В общем, по итогам прочтения монографии у меня сложилось впечатление, что идейная система Меноккио — это результат синтеза его собственных неявных, до этого невыраженных представлений о мире и человеке с размышлениями по итогам прочитанного, сформировавшегося под влиянием конкретно-исторической обстановки, в том числе и под влиянием народной ментальности, носителем которой, Меноккио, безусловно, был. Теологические и космогонические построения в этом комплексе идей сочетались с осознанием несправедливости существующего в мире порядка и мечтами о переустройстве общества на новых началах.

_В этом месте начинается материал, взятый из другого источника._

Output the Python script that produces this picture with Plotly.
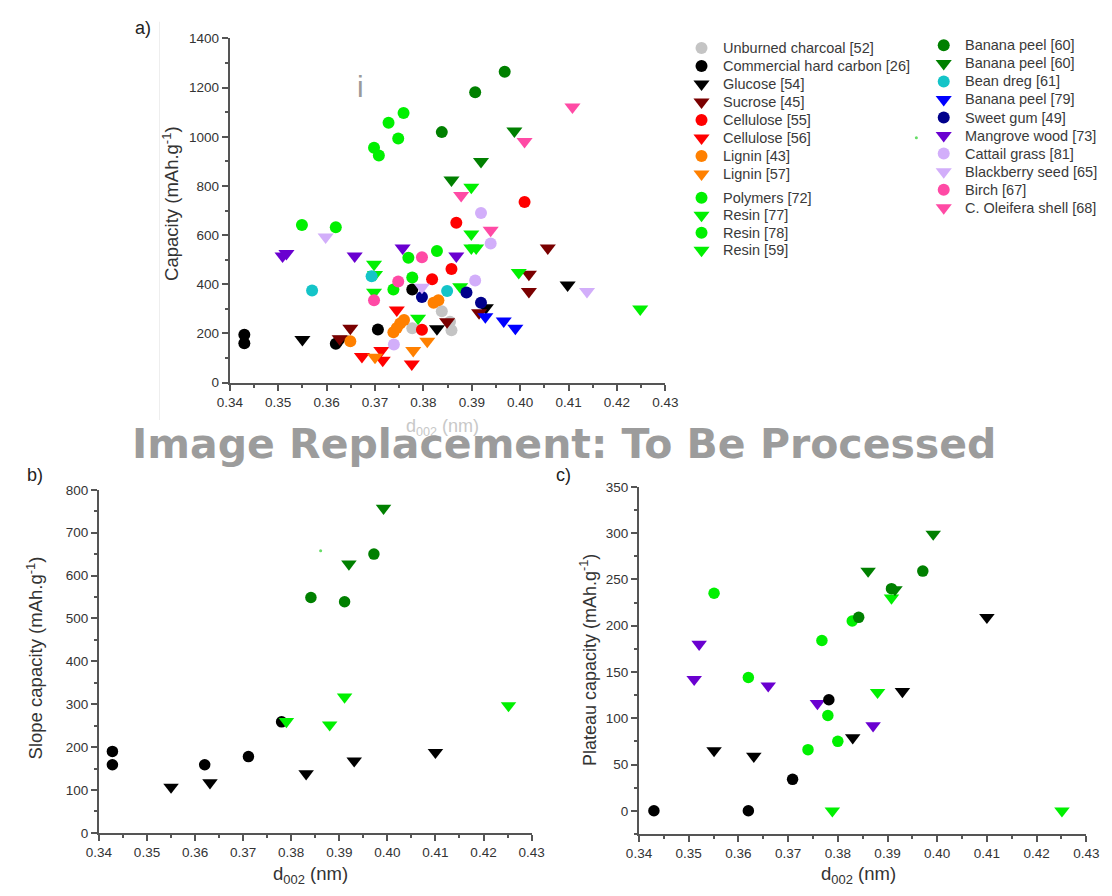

«Сыр и черви» — книга, безусловно, интересная. Вместе с «Монтайю» Ле Руа Ладюри она лежит в истоке микроистории как направления научно-исторических исследований. И всё же я замечу, что «Монтайю» лично мне показалась более основательной, более академической, и поэтому понравилась мне больше. Прежде всего, дело тут в том, что Ладюри исследовал общество целой деревни на историческом фоне конкретной эпохи, в то время как Гинзбург занимался конкретным индивидом на фоне эпохи. Предмет исследования у Гинзбурга уже, исходного материала для этого исследования меньше, а потому и книга получилась менее объёмной. Кстати, нужно отдать должное Гинзбургу — чем-чем, а словоблудием он явно не страдает: ничего лишнего в монографии нет, всё по делу, и сама работа получилась добротно-компактной. В конечном итоге, книга Ладюри интереснее потому, что в ней больше информации, и она даёт представление о жизни средневекового крестьянства в целом; Гинзбург же, пытавшийся показать через Меноккио образ мышления крестьян эпохи Возрождения и их ментальность, в конечном итоге зацикливается на одном Меноккио. Научного значения монографии это, естественно, не умаляет.